Sí, el alto el fuego ha comenzado. Pero la guerra no ha abandonado sus corazones. Sigue viva allí, en los detalles de cada día, en las miradas, en el largo silencio antes de dormirse.
En Gaza, la guerra no termina con un alto el fuego; permanece detrás de cada sonrisa rota, cada corazón que intenta volver a aprender a vivir después de haber perdido la vida misma.
Hubo aquella primera tregua anunciada en enero de 2025. La gente salió a la calle a celebrar, aplaudiendo y alzando la voz con alegría. Otros, en cambio, lloraron. Lloraron con un dolor diferente al de las lágrimas de alivio: eran lágrimas de opresión.

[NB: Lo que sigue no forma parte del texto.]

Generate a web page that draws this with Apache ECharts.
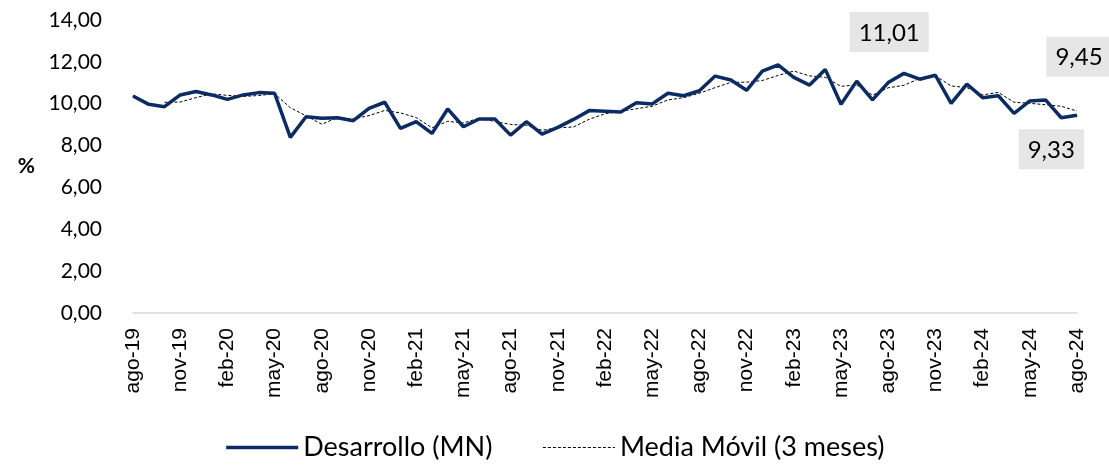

Otro no sintieron que la guerra hubiera terminado; sintieron que volvía a empezar dentro de ellos. Veían en los ojos de la gente una esperanza que no se podía alcanzar, recordando las antiguas casas y las familias borradas de la existencia, recordando todo lo que se había detenido en la vida como si el tiempo mismo se hubiera congelado en ese primer momento de pérdida.
Mientras unos alzaban las voces en señal de alegría, otros solo sentían el pesado silencio que flotaba entre las ruinas de su mundo interior. Ese silencio no se puede describir. No se puede decir «La guerra ha terminado», porque sabemos que aún no ha terminado.
¿Se puede seguir creyendo que el corazón que lloró con profunda angustia es el mismo corazón capaz de resurgir de las ruinas?
En Gaza, el dolor nunca termina del todo, pero hay que aprender a convivir con él. Sus habitantes sobrellevan su dolor no como una carga, sino como prueba de que siguen vivos.
Ellos miran el cielo aún envuelto en humo y alguien susurra en su interior: reconstruiremos. No solo lo que ha sido destruido a su alrededor, sino también lo que ha sido destrozado dentro de ellos.
La verdadera paz, para ellos, no es cuando dejan de caer las bombas, sino el día en que pueden sonreír sin temer los recuerdos de lo que fue y de lo que ya no es, de los que murieron y de los que ya no viven sino en la memoria.